Dumb. Ugly. Undeserving to live. Die.
The thoughts were born to emphasize how horrible I were. They became voices. Loud and dominating, probably from the throats of men in different ages. I didn’t want to be alone nor to be with other people. I couldn’t stop thinking. They told me to burn the school because. I couldn’t take it anymore. And so I resort to suicide, a lot of times. I was 11 when I tied my neck with a jacket to suffocate myself.
Due to the help of my friends, they encouraged me to open up, and so I did. The weight went lighter but it’s not enough. I still continued my bad habits. Everything is a cycle that can never be stopped. With the only strength I had, I managed to discuss it with my parents three years later.
They thought I’m possessed (knowing how powerful the religious upbringing in my family) or maybe my cellphone addiction caused me to be like this.
REPEATING THE CYCLE
As time goes by, my parents slowly connect again. They willfully changed bit by bit and united to bring me to a psychiatrist. Little did I know that I was only resting in the eye of the storm. A bigger relapse will soon come. It happened.
This time, I attempted to kill my parents and cats to feed my bloodlust. The cycle repeated, even with the meds. The dosages went higher and higher. It made everything worse.
The meds increased my appetite so it made me fat. People pointed that out which made me hate myself more. I couldn’t be sharp as I was before. It slowed down my memory skills. My grades fell. Everyone’s ok with it because they understood why but for me, it costed the consequences of high expectation. I thought I’m useless, that the only thing I was proud of was taken away from me. My grades fell.
These pushed me to cut my arms and punched the wall. I forced my cats to scratch me so the harm wouldn’t be my fault “directly”. However, I figured out that the meds were the only way I can feel human. A normal one. So, I faced the choice to end the cycle. I didn’t want to hurt more people anymore. Without me, my loved ones will live free from the burden I caused.
I overdosed in my school bus using the antidepressants and antipsychotics I chose not to drink beforehand.

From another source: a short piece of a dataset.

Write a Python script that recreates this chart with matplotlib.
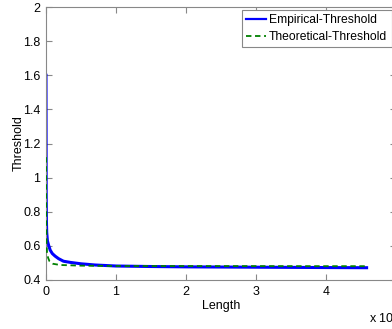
import matplotlib.pyplot as plt

plt.rcParams['font.family'] = ['Liberation Sans', 'DejaVu Sans']

# Empirical threshold
emp_x = [0, 30, 60, 100, 200, 400, 600, 900, 1300, 1800, 2500, 3500, 5000,
         7000, 10000, 15000, 20000, 25000, 30000, 35000, 40000, 45800]
emp_y = [1.6, 0.9, 0.75, 0.68, 0.63, 0.6, 0.575, 0.555, 0.54, 0.525, 0.51,
         0.503, 0.495, 0.488, 0.482, 0.479, 0.477, 0.476, 0.475, 0.474, 0.473, 0.472]

# Theoretical threshold
theo_x = [0, 30, 80, 150, 300, 500, 1000, 2000, 5000, 10000, 45800]
theo_y = [1.12, 0.75, 0.62, 0.56, 0.53, 0.51, 0.495, 0.488, 0.484, 0.482, 0.481]

fig = plt.figure(figsize=(3.92, 3.29), dpi=100)
ax = fig.add_axes([46 / 392, 49 / 329, 350 / 392, 273 / 329])

ax.plot(emp_x, emp_y, color='#0000ff', lw=2.2, label='Empirical-Threshold')
ax.plot(theo_x, theo_y, color='#008000', lw=1.3, ls=(0, (3, 2)),
        label='Theoretical-Threshold', zorder=3)

ax.set_xlim(0, 50000)
ax.set_ylim(0.4, 2)
ax.set_xticks([0, 10000, 20000, 30000, 40000])
ax.set_xticklabels(['0', '1', '2', '3', '4'])
ax.set_yticks([0.4, 0.6, 0.8, 1, 1.2, 1.4, 1.6, 1.8, 2])
ax.set_yticklabels(['0.4', '0.6', '0.8', '1', '1.2', '1.4', '1.6', '1.8', '2'])
ax.tick_params(direction='in', length=4, color='#888888', labelsize=9,
               top=True, right=True, pad=4)
for s in ax.spines.values():
    s.set_color('#888888')
    s.set_linewidth(0.8)

ax.set_xlabel('Length', fontsize=9, labelpad=2)
ax.set_ylabel('Threshold', fontsize=9, labelpad=-1)

fig.text(369 / 392, 1 - 318 / 329, 'x 10$^{4}$', fontsize=9, va='center')

leg = ax.legend(loc='upper left', bbox_to_anchor=(242 / 392, 1 - 10 / 329),
                bbox_transform=fig.transFigure, borderaxespad=0, fontsize=8.7,
                handlelength=1.6, handletextpad=0.3, labelspacing=0.38,
                borderpad=0.35, fancybox=False, framealpha=1)
leg.get_frame().set_edgecolor('#888888')
leg.get_frame().set_linewidth(0.8)
leg.get_lines()[0].set_linewidth(1.6)

fig.savefig('out.png', dpi=100)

My adviser brought me to the hospital and it costed a lot. I thought “some” people would help me, but they didn’t. Instead, they shamed me, telling that everything I done was for attention. It shattered me. I didn’t know how to fix myself. Maybe because I feared responsibility. Maybe this was the payment of all my sins.
This event strengthened my family even more to hold together. My real friends came to comfort me like they always do. After my release from the hospital, my parents sent me to a psychologist. The money we used to consult to her came from the donations of my classmates’ parents. The realizations finally took the best of me. A spark was born. A start for a new perspective lightened my way out in this dark hole.
I begun looking for new motivations and healthy habits. I keep socializing out of my comfort zone. I gradually chose to let go of academic pressure to enjoy this meaningless life. It’s time to recreate my meaning. I’m 6 months free from suicidal attempts and self-harming. Three months later, my psychiatrist will pull out my meds. Thanks to all who supported me, I managed to have control over my illness.
Now, I want to help people who are struggling with their mental battles. For those who are battling with these issues and know these kinds of people, please reach out to one another and seek professional help.
There is no cure for mental illness, but it’s treatable. You can still live a normal life. You are not defined by your illness. Hope is existent. Find yours.